The last point, of course, is the kicker. Who wants to bring a dozen or more empty plastic containers with them to the store? If there’s no financial incentive, very few people, which in turn drives down the incentive for stores to even have a bulk food section.

The solution is to tax all single-use food packaging, even if it’s recyclable. Perhaps a gradually increasing tax would be the best way to implement this, so people have time to acquire reusable containers and stores and food companies have time to adjust their systems. The tax would have to apply to the packaging used to transport goods to the store as well (such as large cardboard boxes), so there would be an incentive to create a completely closed loop - no single-use packaging anywhere along the supply chain.

It would take some ingenuity to create machines that would dispense food into customer-owned containers in a sanitary manner, since you couldn’t ensure that people would bring in perfectly clean containers. I’m confident that it could be done, though, for most food. Liquids are easy, since we already have the technology to dispense liquids into people’s containers. Oats, coffee, and other bulk-ish foods are also easy, since they can be poured. Crackers, meats, and the like would be the hardest, since you can’t dump crackers out of a chute without breaking them, and meats are just plain messy. Meats could be distributed in store-owned containers with a substantial deposit, and the store could wash and sanitize them upon return.

What do you think of this proposal to close the loop? How could the tax on food packaging be levied fairly, considering the vast array of foods and packages currently on the market?

5 Responses to “Close the Loop on Food Packaging”


When we pick up our veggies from our CSA everything comes in a box which we bring back. And its local.

How about making for packaging reusable as other stuff? All of our glasses are reused jars and many people reuse things like butter tubs for food storage. If the packaging was made attractive for reuse then people could do this. Flour sacks used to be made out of printed cloth and people made dresses for the kids out of them.

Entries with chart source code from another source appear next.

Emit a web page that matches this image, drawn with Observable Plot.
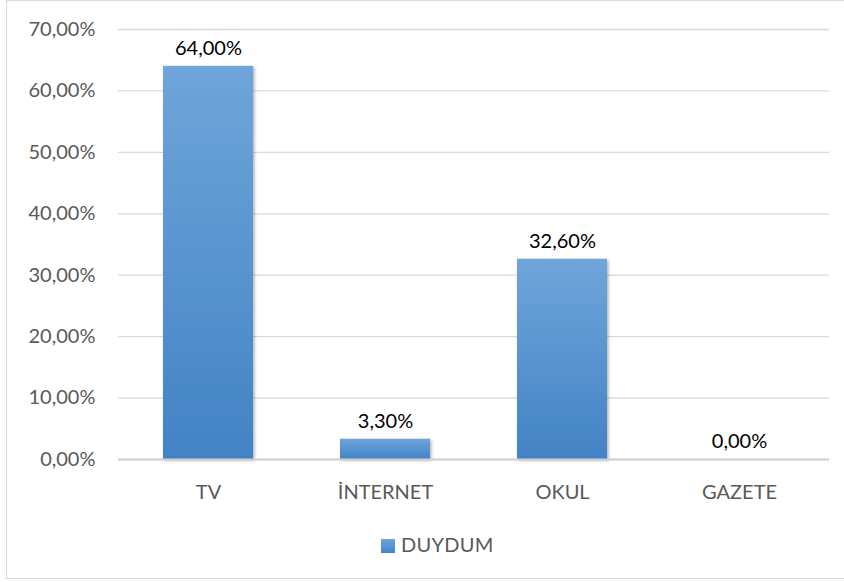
<!DOCTYPE html>
<html>
<head>
<meta charset="utf-8">
<script src="https://cdn.jsdelivr.net/npm/d3@7"></script>
<script src="https://cdn.jsdelivr.net/npm/@observablehq/plot@0.6"></script>
<style>
  html, body { margin: 0; padding: 0; background: #fff; overflow: hidden; }
  #wrap { position: relative; width: 844px; height: 582px; overflow: hidden; font-family: Lato, sans-serif; }
  #frame { position: absolute; left: 6px; top: 0px; width: 900px; height: 579px; border: 1px solid #d9d9d9; box-sizing: border-box; }
  #plot { position: absolute; left: 0; top: 0; }
  #legend { position: absolute; left: 381px; top: 532px; font-size: 20px; color: #595959; white-space: nowrap; letter-spacing: 0.3px; }
  #legend .sw { display: inline-block; width: 14px; height: 14px; background: linear-gradient(#6ea4d9, #4485c6); margin-right: 6px; vertical-align: -1px; }
</style>
</head>
<body>
<div id="wrap">
  <div id="frame"></div>
  <div id="plot"></div>
  <div id="legend"><span class="sw"></span><span id="legendText"></span></div>
</div>
<script>
const categories = ["TV", "İNTERNET", "OKUL", "GAZETE"];
const values = [64.0, 3.3, 32.6, 0.0];
const yTicks = [0, 10, 20, 30, 40, 50, 60, 70];
const seriesName = "DUYDUM";

document.getElementById("legendText").textContent = seriesName;

const data = categories.map((c, i) => ({category: c, value: values[i]}));
const fmt = v => v.toFixed(2).replace(".", ",") + "%";

const defs = () => {
  const svgNS = "http://www.w3.org/2000/svg";
  const d = document.createElementNS(svgNS, "defs");
  d.innerHTML = `
    <linearGradient id="barGrad" x1="0" y1="0" x2="0" y2="1">
      <stop offset="0" stop-color="#6fa5da"/>
      <stop offset="1" stop-color="#4283c5"/>
    </linearGradient>
    <filter id="shadow" x="-10%" y="-10%" width="130%" height="130%">
      <feDropShadow dx="1.5" dy="1.5" stdDeviation="1.5" flood-color="#000" flood-opacity="0.3"/>
    </filter>`;
  return d;
};

const chart = Plot.plot({
  width: 844,
  height: 510,
  marginTop: 29,
  marginBottom: 51,
  marginLeft: 118,
  marginRight: 15,
  style: {fontFamily: "Lato, sans-serif", fontSize: "20px", color: "#595959", background: "transparent"},
  x: {domain: categories, paddingInner: 0.494, paddingOuter: 0.247, label: null},
  y: {domain: [0, 70], ticks: yTicks, label: null},
  marks: [
    defs,
    Plot.gridY(yTicks, {stroke: "#d9d9d9", strokeOpacity: 1, strokeWidth: 1.3}),
    Plot.axisY(yTicks, {tickSize: 0, tickPadding: 23, tickFormat: fmt, fill: "#595959", fontSize: 20, label: null}),
    Plot.axisX({tickSize: 0, tickPadding: 25, fill: "#595959", fontSize: 20, label: null}),
    Plot.barY(data, {x: "category", y: "value", fill: "url(#barGrad)", filter: d => d.value > 0}),
    Plot.ruleY([0], {stroke: "#d0d0d0", strokeWidth: 2}),
    Plot.text(data, {x: "category", y: "value", text: d => fmt(d.value), dy: -18, fill: "#000", fontSize: 20})
  ]
});
chart.querySelectorAll("rect").forEach(r => r.setAttribute("filter", "url(#shadow)"));
document.getElementById("plot").appendChild(chart);
</script>
</body>
</html>
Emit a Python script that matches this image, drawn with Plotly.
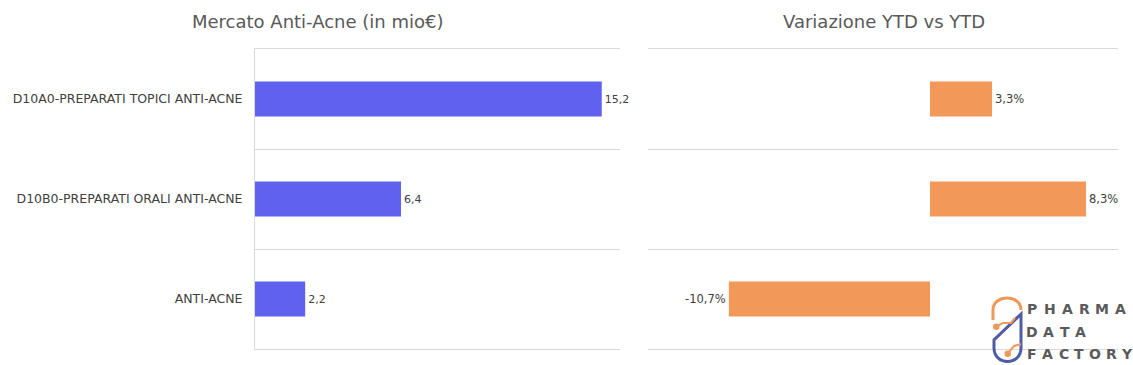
import plotly.graph_objects as go

categories = ["D10A0-PREPARATI TOPICI ANTI-ACNE", "D10B0-PREPARATI ORALI ANTI-ACNE", "ANTI-ACNE"]
market_values = [15.2, 6.4, 2.2]
ytd_variation = [3.3, 8.3, -10.7]
title_left = "Mercato Anti-Acne (in mio€)"
title_right = "Variazione YTD vs YTD"

W, H = 1133, 365
FONT = "DejaVu Sans"
GRID = "#d9d9d9"

def px(x):
    return x / W

def py(y):
    return 1 - y / H

fig = go.Figure()
fig.add_trace(go.Bar(
    x=market_values, y=categories, orientation="h",
    marker=dict(color="#6161F0", line=dict(width=0)),
    texttemplate="%{x:.1f}", textposition="outside", cliponaxis=False,
    textfont=dict(family=FONT, size=11, color="#404040"),
    xaxis="x", yaxis="y", hoverinfo="skip", showlegend=False,
))
fig.add_trace(go.Bar(
    x=ytd_variation, y=categories, orientation="h",
    marker=dict(color="#F2995A", line=dict(width=0)),
    texttemplate="%{x:.1f}%", textposition="outside", cliponaxis=False,
    textfont=dict(family=FONT, size=11.5, color="#404040"),
    xaxis="x2", yaxis="y2", hoverinfo="skip", showlegend=False,
))

common_y = dict(type="category", categoryorder="array", categoryarray=categories,
                autorange="reversed", tickson="boundaries", showgrid=True,
                gridcolor=GRID, gridwidth=1, ticks="", zeroline=False,
                domain=[py(349), py(49)])
common_x = dict(showgrid=False, zeroline=False, showticklabels=False,
                showline=True, mirror=True, linecolor=GRID, linewidth=1, ticks="")

fig.update_layout(
    width=W, height=H,
    margin=dict(l=0, r=0, t=0, b=0),
    paper_bgcolor="white", plot_bgcolor="white",
    separators=",.",
    bargap=0.65,
    font=dict(family=FONT, color="#595959"),
    xaxis=dict(**common_x, domain=[px(255), px(620)], range=[0, 16], anchor="y"),
    xaxis2=dict(**common_x, domain=[px(648), px(1118)], range=[-15, 10], anchor="y2"),
    yaxis=dict(**common_y, anchor="x", showline=True, linecolor=GRID, linewidth=1,
               ticklabelstandoff=9,
               tickfont=dict(family=FONT, size=12.5, color="#404040")),
    yaxis2=dict(**common_y, anchor="x2", showline=False, showticklabels=False),
)

fig.add_annotation(text=title_left, x=px(317), y=py(22), xref="paper", yref="paper",
                   showarrow=False, xanchor="center", yanchor="middle",
                   font=dict(family=FONT, size=18, color="#595959"))
fig.add_annotation(text=title_right, x=px(884), y=py(22), xref="paper", yref="paper",
                   showarrow=False, xanchor="center", yanchor="middle",
                   font=dict(family=FONT, size=18, color="#595959"))

# Logo: icon drawn as paths in pixel coordinates
def path(points_cmds):
    out = []
    for cmd in points_cmds:
        if isinstance(cmd, str):
            out.append(cmd)
        else:
            out.append(f"{px(cmd[0]):.5f},{py(cmd[1]):.5f}")
    return " ".join(out)

orange = "#EE9A5C"
blue = "#4E5BA6"
# orange capsule top arc
fig.add_shape(type="path", xref="paper", yref="paper",
              path=path(["M", (993, 320), "L", (993, 310), "C", (993, 294), (1021, 294), (1021, 310)]),
              line=dict(color=orange, width=3))
# blue drop
fig.add_shape(type="path", xref="paper", yref="paper",
              path=path(["M", (1021, 314), "L", (994, 340), "L", (994, 348),
                         "C", (994, 366), (1021, 366), (1021, 348), "Z"]),
              line=dict(color=blue, width=3))
# orange circuit lines and dots
fig.add_shape(type="path", xref="paper", yref="paper",
              path=path(["M", (997, 326), "L", (1003, 323), "L", (1011, 323), "L", (1015, 318)]),
              line=dict(color=orange, width=2))
fig.add_shape(type="circle", xref="paper", yref="paper",
              x0=px(993), x1=px(999.5), y0=py(330), y1=py(323.5),
              fillcolor=orange, line=dict(width=0))
fig.add_shape(type="path", xref="paper", yref="paper",
              path=path(["M", (1009, 352), "L", (1014, 346), "L", (1021, 344)]),
              line=dict(color=orange, width=2))
fig.add_shape(type="circle", xref="paper", yref="paper",
              x0=px(1004.5), x1=px(1011), y0=py(357), y1=py(350.5),
              fillcolor=orange, line=dict(width=0))

logo_lines = [("PHARMA", 309, 17.6), ("DATA", 332, 16.3), ("FACTORY", 354, 15.8)]
for word, yc, pitch in logo_lines:
    for i, ch in enumerate(word):
        fig.add_annotation(text=ch, x=px(1032 + i * pitch), y=py(yc), xref="paper", yref="paper",
                           showarrow=False, xanchor="center", yanchor="middle",
                           font=dict(family=FONT, size=14, color="#5a5a5a", weight="bold"))

fig.write_html("out.html", config={"displayModeBar": False},
               post_script="document.body.style.margin='0px';document.body.style.overflow='hidden';")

If people were taught how to cook from scratch and all of the adults in the family didn’t have to work full time to make ends meet, we would cut down on packaging because prepared stuff is the most over packaged. That’s a big societal change to ask for.

1

That’s the way our Pioneer Organics deliveries come, too - in a plastic crate that they pick up next time they deliver.

I think repurposing food packaging at least makes us feel better about buying things that come in a single-use container, but we ultimately still buy more of that product and can’t possibly use all the containers. You can only have so many sour cream tubs before they don’t fit in the cabinet any more, so you ultimately have to get rid of some of them.

However, this is the approach I take with plastic grocery bags, which inevitably rip or get nasty when you use them for something else, e.g. to protect your backpack from potentially leaky leftover containers on the way to work. It’s better than just throwing them out, but ultimately they do end up in the bin.

What we really need is a closed loop from which nothing escapes - every product is designed to be reused indefinitely, then recycled when it’s no longer usable.

In Cradle to Cradle, which Aaron and Daniel should definitely have blogged about now, the authors argue that we shouldn’t “downcycle” things in the way that soda bottles are recycled into lower-grade plastic that can’t be used to make more soda bottles, but can be used to make plastic boards and the like. They say we should instead design things to be remade infinitely into equal-quality products. Sounds good to me, but I don’t know if it’s even possible for most products.